The next day, Mago and Reyna go to tell Mami the news. Though they anticipate having to beg, plead, and convince her to let them go, she quickly says it’s fine if they go—though they need to tell their father that he can’t have Betty. When Mago delivers Mami’s message, Papi is furious, claiming that Mami has robbed him of his youngest child. Mago volunteers to go talk to Mami one last time, and try to convince her to let Betty go.
Reyna and Mago are shocked—and perhaps a little hurt—by the ease with which their mother accepts their departure. When Mami attempts to turn their departure into another way to battle with Papi, they are truly confused about what their mother’s true motivations and feelings are.

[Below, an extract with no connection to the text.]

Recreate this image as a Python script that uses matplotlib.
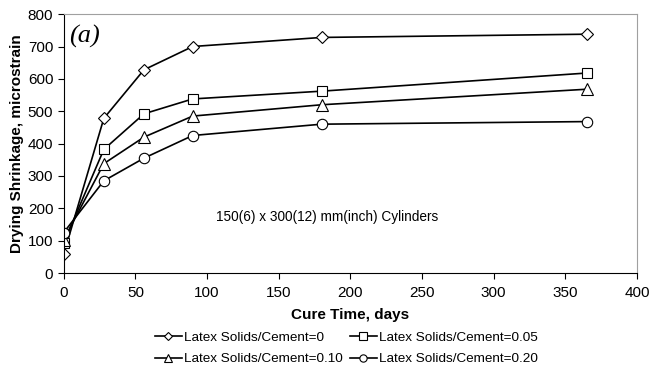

As Mago and Reyna arrive back at the record shop, they see their mother smiling and dancing while dusting the counter. They startle her from her daydream and beg to take Betty with them, asking how she could bear to separate her children. Mami is resolute, though—Betty will stay in Iguala with her. Mago, realizing they’ve reached an impasse, turns to leave. Reyna hesitates, but eventually follows her sister out the door and into the street. As they walk away from the shop, Reyna resolves to try to remember her mother as the woman dancing in the record shop, rather than as the woman who left them behind again and again and again.
Reyna and Mago come upon their mother in a moment of total happiness. Though once they startle out of it they are forced to confront their stubborn and selfish mother once again, Reyna wants to hold onto an idea of her mother—just as she hung onto an idea of Papi for so many years—to get her through the painful separation ahead of them.